Glancing at the colored lines which denote the movement on the different pitches, the two graphs look pretty similar at first glance. But looking more closely, we see that all the pitches in the 2012 graph feature more movement than in 2009. That’s especially interesting because for his Howell’s sinker and changeup, he has actually been throwing them harder (only slightly in the case of the sinker) and has still gotten more movement. Even though he is throwing it over 2 MPH below 2009, the most interesting pitch to compare on the two graphs is the curveball. The intriguing part is simply the fact that it finishes in a different direction on the two graphs.

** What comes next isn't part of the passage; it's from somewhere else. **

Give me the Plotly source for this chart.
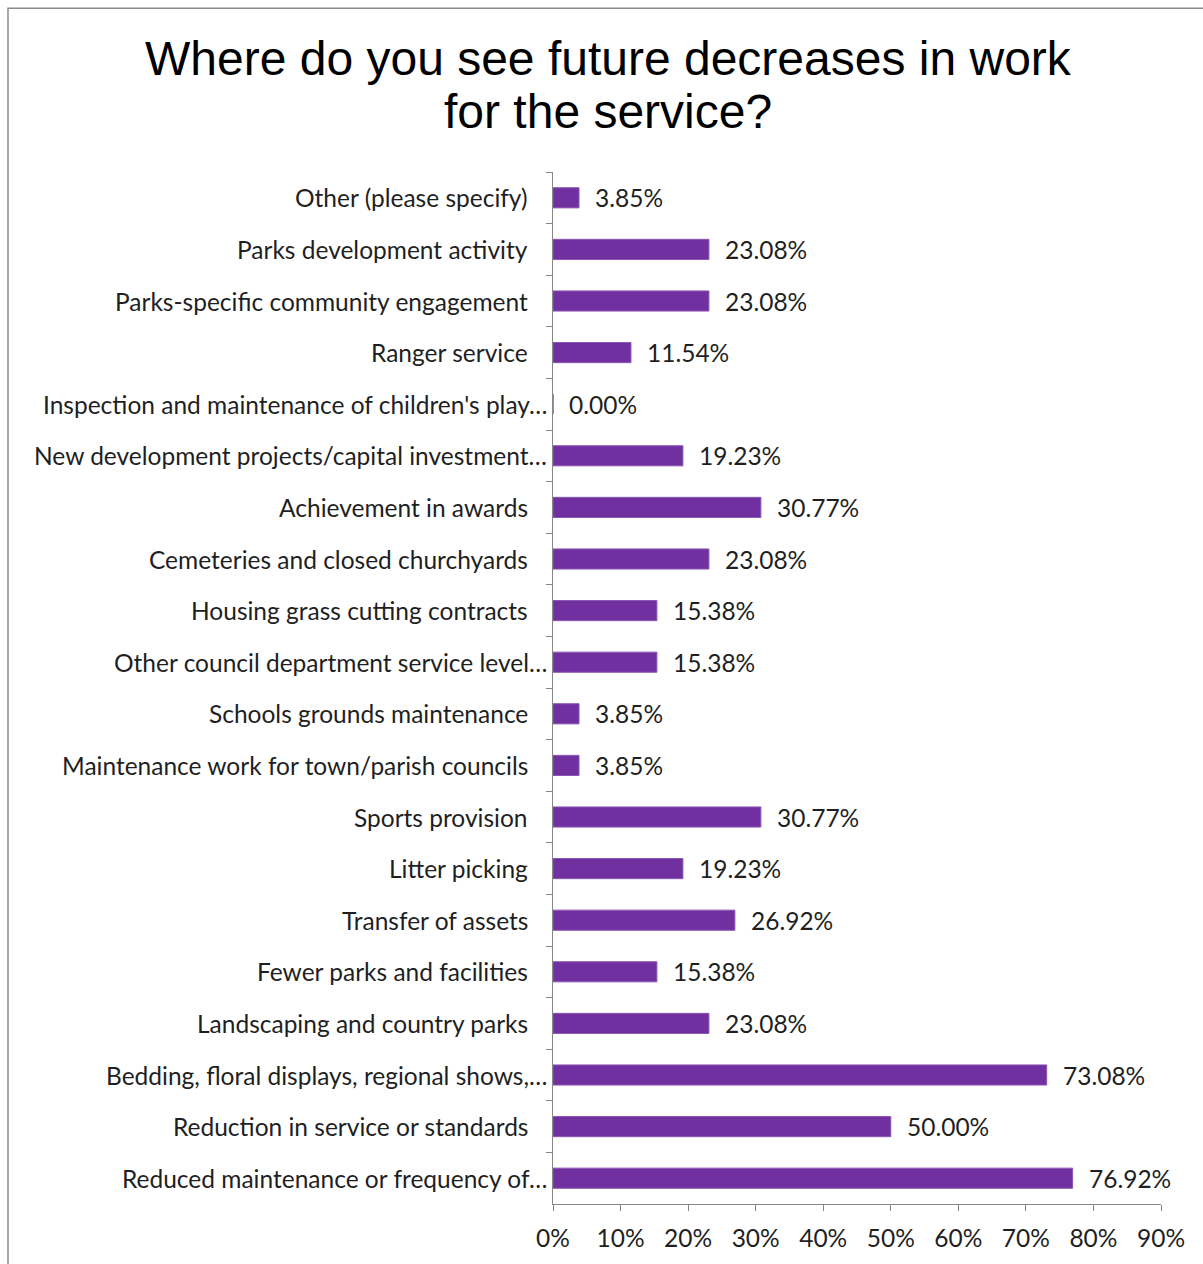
import plotly.graph_objects as go

# Survey responses, listed top to bottom as they appear on the chart
categories = [
    "Other (please specify)",
    "Parks development activity",
    "Parks-specific community engagement",
    "Ranger service",
    "Inspection and maintenance of children's play…",
    "New development projects/capital investment…",
    "Achievement in awards",
    "Cemeteries and closed churchyards",
    "Housing grass cutting contracts",
    "Other council department service level…",
    "Schools grounds maintenance",
    "Maintenance work for town/parish councils",
    "Sports provision",
    "Litter picking",
    "Transfer of assets",
    "Fewer parks and facilities",
    "Landscaping and country parks",
    "Bedding, floral displays, regional shows,…",
    "Reduction in service or standards",
    "Reduced maintenance or frequency of…",
]
values = [
    3.85, 23.08, 23.08, 11.54, 0.00, 19.23, 30.77, 23.08, 15.38, 15.38,
    3.85, 3.85, 30.77, 19.23, 26.92, 15.38, 23.08, 73.08, 50.00, 76.92,
]
x_ticks = [0, 10, 20, 30, 40, 50, 60, 70, 80, 90]
x_tick_labels = [f"{t}%" for t in x_ticks]
title_lines = ["Where do you see future decreases in work", "for the service?"]

BAR = "#7030A0"
TEXT = "#1f1f1f"
AXIS = "#878787"
LABEL_FONT = "Lato"
LABEL_SIZE = 24.5

# plot-area geometry in pixels
W, H = 1203, 1264
M_L, M_R, M_T, M_B = 553, 42, 172, 58
PLOT_W = W - M_L - M_R
PLOT_H = H - M_T - M_B


def px_to_paper_x(px):
    return (px - M_L) / PLOT_W


def px_to_paper_y(py):
    return (H - M_B - py) / PLOT_H


fig = go.Figure()
fig.add_trace(go.Bar(
    x=values,
    y=categories,
    orientation="h",
    marker=dict(color=BAR, line=dict(color="#8a55b5", width=1)),
    hoverinfo="x+y",
))

annotations = []
# value labels beside each bar
for cat, v in zip(categories, values):
    annotations.append(dict(
        x=v, y=cat, xref="x", yref="y", text=f"{v:.2f}%",
        showarrow=False, xanchor="left", yanchor="middle", xshift=14,
        font=dict(family=LABEL_FONT, size=LABEL_SIZE, color=TEXT),
    ))
# category labels; truncated names run closer to the axis
for cat in categories:
    annotations.append(dict(
        x=0, y=cat, xref="x", yref="y", text=cat,
        showarrow=False, xanchor="right", yanchor="middle",
        xshift=-4 if cat.endswith("…") else -23,
        font=dict(family=LABEL_FONT, size=LABEL_SIZE, color=TEXT),
    ))
# two-line chart title
for line, py in zip(title_lines, [58, 111]):
    annotations.append(dict(
        x=px_to_paper_x(608), y=px_to_paper_y(py), xref="paper", yref="paper",
        text=line, showarrow=False, xanchor="center", yanchor="middle",
        font=dict(family="Liberation Sans", size=48, color="#000000"),
    ))

fig.update_layout(
    width=W,
    height=H,
    margin=dict(l=M_L, r=M_R, t=M_T, b=M_B),
    paper_bgcolor="white",
    plot_bgcolor="white",
    showlegend=False,
    bargap=0.61,
    annotations=annotations,
    shapes=[dict(
        type="rect", xref="paper", yref="paper",
        x0=px_to_paper_x(8), x1=px_to_paper_x(1215),
        y0=px_to_paper_y(1280), y1=px_to_paper_y(8),
        line=dict(color="#8c8c8c", width=1.5), fillcolor="rgba(0,0,0,0)",
        layer="below",
    )],
    xaxis=dict(
        range=[0, 90],
        tickvals=x_ticks,
        ticktext=x_tick_labels,
        showgrid=False,
        zeroline=False,
        showline=True,
        linecolor=AXIS,
        linewidth=1,
        ticks="outside",
        ticklen=6,
        tickcolor=AXIS,
        ticklabelstandoff=7,
        tickfont=dict(family=LABEL_FONT, size=LABEL_SIZE, color=TEXT),
    ),
    yaxis=dict(
        categoryorder="array",
        categoryarray=categories,
        autorange="reversed",
        showgrid=False,
        zeroline=False,
        showline=True,
        linecolor=AXIS,
        linewidth=1,
        ticks="outside",
        tickson="boundaries",
        ticklen=6,
        tickcolor=AXIS,
        showticklabels=False,
    ),
)

fig.write_html("out.html")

In 2009, Howell’s curveball got slurvy and its net movement was basically straight down, and that worked perfectly fine because he was able to command and control it very well and keep it down in the zone. In 2012, Howell’s curveball has shifted from close to 12-to-6 break to 1-to-7. The difference is enormous and in terms of pure velocity and movement, it has become a much more dynamic pitch, which warrants Howell to throw it more often. However, more movement isn’t always a good thing, and in fact Howell hasn’t been able to locate his pitches for strikes in 2012 as much as he did in 2009. But the uptick in movement has made it more difficult for hitters to barrel Howell’s pitches and has allowed him to be less dependent on his fastball and utilize his curveball and changeup more often. Howell’s control has been worse, but his command has been better as he has done an excellent job at keeping the ball down and forcing weak contact. That is how he is succeeding once again.
Is pre-injury J.P. Howell back? No, he is not. The J.P. Howell we are seeing is a very similar pitcher, but a different one. Howell has reinvented himself. He doesn’t strike out as many batters as he used to and he has needed to figure out a way to succeed nevertheless. He has managed to do just that. He consistently locates his pitches down in the zone and keep hitters off-balance, forcing a good if not great amount of swings and pitches to go along with plenty of routine groundballs. J.P. Howell the dominating closer isn’t coming back. But in his stead lies a veteran middle reliever who knows how to maximize his arsenal and how to thrive based on the cards he’s been dealt.